I spent my boyhood in Ethiopia in the 1960’s but came to its poetry quite late. I was trying to find models to inspire me (i.e., to imitate!) when writing poems about my love of and experiences in the country, which I called Ethiopia Boy (Carcanet, 2013). I met Zewdu Milikit for the first time in his home city of Gondar, a lovely mountain town in the north of Amhara province which used to be the capital of Ethiopia. We sat having breakfast while Zewdu explained some of the poetics and meanings behind his poems. He introduced me to the most popular line in Ethiopian poetry which is called yewel bet (common line), composed of 12 syllables divided into 2 x 6 with a pause in the middle, like an alexandrine. This is the benchmark of all Amharic poetry, including folk, minstrel and literary poems. It is what poets play with too, as we shall see in this poem.
Zewdu also reminded me, between sips of very strong coffee, about the tradition of semenna worq (wax and gold), which is all about hidden meanings, using homophones or puns that allow more than one reading at once. It grew out of q’ene, religious poems (introducing profane or sexy subtexts), but extends into all spheres of Ethiopian poetry, whether personal or political. It provides depth and wit (not to say laughter and fun!) to the most poker-faced of poems, and criticism of powerful people in a state which has not brooked much overt dissent for centuries.
We discussed many of Zewdu’s poems in some detail that morning. But not “My Silly Stomach.” All he said about this poem was that stomachs can sometimes be political. So I knew straight away that the stomach in question is not just a stomach. In Amharic hodé (my stomach) can also mean “my sweetheart” or “my darling,” which is telling in a country whose history is plagued with food insecurity. So the title “my silly/foolish stomach” has an affectionate tone, a gentle ribbing, which makes what the stomach does in the poem even more sinister: it basically starves the rest of the body to indulge its own pleasure and importance. Hodé does not have other dictionary meanings as far as I know (apart from stomach and darling), but the gold meaning beneath the affectionate wax surface is clear: this is an allegorical poem ridiculing the fat cats who are starving ordinary people to keep the lion’s share of riches and power to themselves. It is actually a small angry poem about inequality in Ethiopia, and by implication in the wider world too.

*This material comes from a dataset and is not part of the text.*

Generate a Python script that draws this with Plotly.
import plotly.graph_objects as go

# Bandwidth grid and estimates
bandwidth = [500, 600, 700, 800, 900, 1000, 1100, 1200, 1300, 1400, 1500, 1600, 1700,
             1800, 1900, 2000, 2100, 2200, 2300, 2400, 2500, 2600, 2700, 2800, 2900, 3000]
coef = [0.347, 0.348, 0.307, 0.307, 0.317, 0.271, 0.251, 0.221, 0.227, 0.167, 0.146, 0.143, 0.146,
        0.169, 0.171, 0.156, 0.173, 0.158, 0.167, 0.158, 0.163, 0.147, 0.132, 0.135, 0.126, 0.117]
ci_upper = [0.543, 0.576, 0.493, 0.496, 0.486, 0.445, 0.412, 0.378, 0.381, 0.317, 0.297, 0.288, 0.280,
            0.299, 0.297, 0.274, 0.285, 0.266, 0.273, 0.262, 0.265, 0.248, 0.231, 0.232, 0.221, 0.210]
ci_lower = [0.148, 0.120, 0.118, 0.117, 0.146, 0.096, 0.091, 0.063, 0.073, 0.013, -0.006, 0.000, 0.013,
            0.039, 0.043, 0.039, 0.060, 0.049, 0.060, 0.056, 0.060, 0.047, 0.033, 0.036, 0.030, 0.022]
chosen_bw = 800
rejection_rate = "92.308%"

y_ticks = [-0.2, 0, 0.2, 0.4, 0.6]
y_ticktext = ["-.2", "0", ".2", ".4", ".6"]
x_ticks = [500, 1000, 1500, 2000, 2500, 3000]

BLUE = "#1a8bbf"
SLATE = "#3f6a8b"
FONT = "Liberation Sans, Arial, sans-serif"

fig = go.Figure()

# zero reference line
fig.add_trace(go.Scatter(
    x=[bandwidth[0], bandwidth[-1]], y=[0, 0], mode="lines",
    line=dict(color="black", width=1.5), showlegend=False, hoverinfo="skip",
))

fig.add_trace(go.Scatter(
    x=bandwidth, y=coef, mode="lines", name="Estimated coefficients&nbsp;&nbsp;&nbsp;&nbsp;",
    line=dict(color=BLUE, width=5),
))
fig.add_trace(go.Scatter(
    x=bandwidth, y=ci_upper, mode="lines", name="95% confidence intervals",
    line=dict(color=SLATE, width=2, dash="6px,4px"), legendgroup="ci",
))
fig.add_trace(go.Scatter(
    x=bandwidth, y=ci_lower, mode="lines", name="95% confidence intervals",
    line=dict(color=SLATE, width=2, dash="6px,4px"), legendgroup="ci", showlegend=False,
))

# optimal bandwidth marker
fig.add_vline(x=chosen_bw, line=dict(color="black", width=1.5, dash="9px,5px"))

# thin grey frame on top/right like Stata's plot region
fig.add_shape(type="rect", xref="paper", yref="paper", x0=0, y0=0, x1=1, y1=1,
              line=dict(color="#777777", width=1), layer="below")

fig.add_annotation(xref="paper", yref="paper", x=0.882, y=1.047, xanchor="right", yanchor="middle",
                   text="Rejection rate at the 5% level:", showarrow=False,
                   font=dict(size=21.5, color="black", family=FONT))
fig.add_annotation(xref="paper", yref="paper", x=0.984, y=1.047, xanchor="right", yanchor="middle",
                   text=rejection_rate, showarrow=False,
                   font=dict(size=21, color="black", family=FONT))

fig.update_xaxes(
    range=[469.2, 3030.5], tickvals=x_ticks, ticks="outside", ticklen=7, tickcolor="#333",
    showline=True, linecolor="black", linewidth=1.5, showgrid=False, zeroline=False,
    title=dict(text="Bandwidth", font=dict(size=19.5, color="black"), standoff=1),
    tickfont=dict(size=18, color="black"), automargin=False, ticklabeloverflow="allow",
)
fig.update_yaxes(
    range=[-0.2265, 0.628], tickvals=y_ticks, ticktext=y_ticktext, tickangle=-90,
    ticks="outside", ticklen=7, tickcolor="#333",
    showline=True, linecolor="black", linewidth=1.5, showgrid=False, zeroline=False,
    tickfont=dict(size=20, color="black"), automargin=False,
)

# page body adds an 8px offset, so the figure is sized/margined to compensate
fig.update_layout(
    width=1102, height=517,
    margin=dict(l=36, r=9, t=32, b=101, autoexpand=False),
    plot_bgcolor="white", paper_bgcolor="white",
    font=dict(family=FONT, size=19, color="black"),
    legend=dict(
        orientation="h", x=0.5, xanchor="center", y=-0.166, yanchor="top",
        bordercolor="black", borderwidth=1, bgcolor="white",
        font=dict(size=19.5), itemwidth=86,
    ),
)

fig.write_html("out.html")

But Zewdu’s poem is all about lightness and wit: he mixes 12 syllable yewel bet lines with 6 syllable half-lines, making the poem very light and quick on its feet; he subverts the traditional aabb rhyme scheme and keeps readers a bit off-balance with a/bb/ccc/d/ee. So the task of translating this poem is to convey Zewdu’s clear message while staying true to his wit and lightness. As usual I decided not to try and reproduce his syllable count or rhyme scheme, because I find that always takes me away from the feel of a poem rather than closer to it. But I did use shortish lines so the poem moves quite lightly, and when I saw the last line with the paunch (ቦርጭ, or borch in Amharic, and the final ‘ch’ is a plosive one), I knew I wanted to rhyme it with something that would pack a punch…which turned out to be the perfect word, a really (for me at least) pleasing half-rhyme, both visual and aural.

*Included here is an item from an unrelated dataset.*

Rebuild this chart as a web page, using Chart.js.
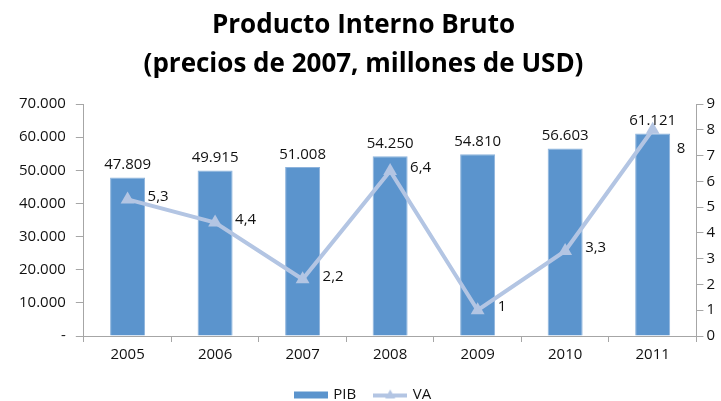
<!DOCTYPE html>
<html>
<head>
<meta charset="utf-8">
<script src="https://cdn.jsdelivr.net/npm/chart.js@4.4.1/dist/chart.umd.min.js"></script>
<style>
  html, body { margin: 0; padding: 0; background: #ffffff; }
  #wrap { width: 721px; height: 401px; }
</style>
</head>
<body>
<div id="wrap"><canvas id="c" width="721" height="401"></canvas></div>
<script>
const years = ['2005', '2006', '2007', '2008', '2009', '2010', '2011'];
const pib = [47809, 49915, 51008, 54250, 54810, 56603, 61121];
const va = [5.3, 4.4, 2.2, 6.4, 1, 3.3, 8];

const BAR_COLOR = '#5b94cd';
const LINE_COLOR = '#b3c5e3';
const TEXT_COLOR = '#111111';
const FONT = '"Open Sans", "DejaVu Sans", sans-serif';

function fmtThousands(v) {
  if (v === 0) return '-';
  return String(Math.round(v)).replace(/\B(?=(\d{3})+(?!\d))/g, '.');
}

function fmtDecimal(v) {
  return String(v).replace('.', ',');
}

function legendSwatch(kind) {
  const cv = document.createElement('canvas');
  cv.width = 34;
  cv.height = 12;
  const ctx = cv.getContext('2d');
  if (kind === 'bar') {
    ctx.fillStyle = BAR_COLOR;
    ctx.fillRect(0, 3, 34, 7);
  } else {
    ctx.strokeStyle = LINE_COLOR;
    ctx.lineWidth = 4;
    ctx.beginPath();
    ctx.moveTo(0, 7);
    ctx.lineTo(34, 7);
    ctx.stroke();
    ctx.fillStyle = LINE_COLOR;
    ctx.beginPath();
    ctx.moveTo(17, 1);
    ctx.lineTo(22, 10);
    ctx.lineTo(12, 10);
    ctx.closePath();
    ctx.fill();
  }
  return cv;
}

// etiquetas de datos (barras arriba, línea a la derecha)
const valueLabels = {
  id: 'valueLabels',
  afterDatasetsDraw(chart) {
    const ctx = chart.ctx;
    ctx.save();
    ctx.font = '15px ' + FONT;
    ctx.fillStyle = TEXT_COLOR;

    chart.getDatasetMeta(1).data.forEach((bar, i) => {
      ctx.textAlign = 'center';
      ctx.textBaseline = 'bottom';
      ctx.fillText(fmtThousands(pib[i]), bar.x, bar.y - 5);
    });

    chart.getDatasetMeta(0).data.forEach((pt, i) => {
      ctx.textAlign = 'left';
      ctx.textBaseline = 'middle';
      const last = i === va.length - 1;
      ctx.fillText(fmtDecimal(va[i]), pt.x + (last ? 24 : 20), pt.y + (last ? 19 : -3));
    });
    ctx.restore();
  }
};

new Chart(document.getElementById('c').getContext('2d'), {
  data: {
    labels: years,
    datasets: [
      {
        type: 'line',
        label: 'VA',
        data: va,
        yAxisID: 'y1',
        borderColor: LINE_COLOR,
        backgroundColor: LINE_COLOR,
        borderWidth: 4,
        pointStyle: 'triangle',
        pointRadius: 8,
        pointBorderWidth: 0,
        tension: 0,
        order: 0,
      },
      {
        type: 'bar',
        label: 'PIB',
        data: pib,
        yAxisID: 'y',
        backgroundColor: BAR_COLOR,
        borderColor: '#8db3dc',
        borderWidth: 1,
        barPercentage: 0.4,
        categoryPercentage: 1,
        order: 1,
      },
    ],
  },
  options: {
    responsive: false,
    animation: false,
    layout: { padding: { left: 9, right: 3, top: 4, bottom: -11 } },
    scales: {
      x: {
        grid: {
          offset: true,
          drawOnChartArea: false,
          tickLength: 6,
          color: '#a6a6a6',
        },
        border: { color: '#a6a6a6' },
        ticks: { color: TEXT_COLOR, font: { family: FONT, size: 15 }, padding: 4 },
      },
      y: {
        position: 'left',
        min: 0,
        max: 70000,
        grid: { drawOnChartArea: false, tickLength: 8, color: '#a6a6a6' },
        border: { color: '#a6a6a6' },
        ticks: {
          stepSize: 10000,
          color: TEXT_COLOR,
          font: { family: FONT, size: 15 },
          padding: 10,
          callback: (v) => fmtThousands(v),
        },
      },
      y1: {
        position: 'right',
        min: 0,
        max: 9,
        grid: { drawOnChartArea: false, tickLength: 7, color: '#a6a6a6' },
        border: { color: '#a6a6a6' },
        ticks: {
          stepSize: 1,
          color: TEXT_COLOR,
          font: { family: FONT, size: 15 },
          padding: 3,
        },
      },
    },
    plugins: {
      title: {
        display: true,
        text: ['Producto Interno Bruto', '(precios de 2007, millones de USD)'],
        color: '#000000',
        font: { family: FONT, size: 26, weight: 'bold', lineHeight: 1.5 },
        padding: { top: 2, bottom: 20 },
      },
      legend: {
        position: 'bottom',
        labels: {
          usePointStyle: true,
          pointStyleWidth: 30,
          color: TEXT_COLOR,
          font: { family: FONT, size: 15 },
          padding: 19,
          generateLabels: () => [
            { text: 'PIB', pointStyle: legendSwatch('bar'), datasetIndex: 1, fontColor: TEXT_COLOR },
            { text: 'VA', pointStyle: legendSwatch('line'), datasetIndex: 0, fontColor: TEXT_COLOR },
          ],
        },
      },
      tooltip: { enabled: false },
    },
  },
  plugins: [valueLabels],
});
</script>
</body>
</html>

I think these stylistic choices, which are quite obvious, of course, help the poem’s message to sound strongly in English. The only word that really gave me a problem was mogn, the first word of the title so in pride of place. It is normally translated as “foolish” and the verb from it means to deceive, cheat, fool. But for me, foolish sounds more judgmental than satirical: I find it too heavy for the poem, at least in English. It also brings foolish virgins to my mind, which I’m not sure is there in the Amharic! ‘Silly’ accords more with the affectionate sub-meaning hodé, ‘darling.” But like so many choices in translation, I do miss the outright condemnation of “foolish,” for it is clearly not morally nor socially or politically wise to starve the population, just to make a few cats fat!
Zewdu’s poem is typical of many Amharic poems I have translated and fallen in love with in the process: consciously or unconsciously, I borrow some of their images and wit, their poetic strategies. For example, in my latest collection Tenderfoot, which is about my memories of child hunger and famine in Ethiopia in the 1960s, I wrote my own stomach poem: Praise Shout for a Stomach. This is in the style of a praise song for a great man, but although the stomach is great and proud, it’s boy-owner cannot afford to feed it: how dare I wail my banquet of thin songs? he asks, reflecting my own feelings of guilt and inadequacy faced with a situation I could do nothing much about. It’s a sort of ironic praise shout, because the object of praise is not so great any more! And it is allegorical in the same way as Zewdu’s poem, using a common body part to talk about a huge humanitarian or political issue in a quite light, amusing way.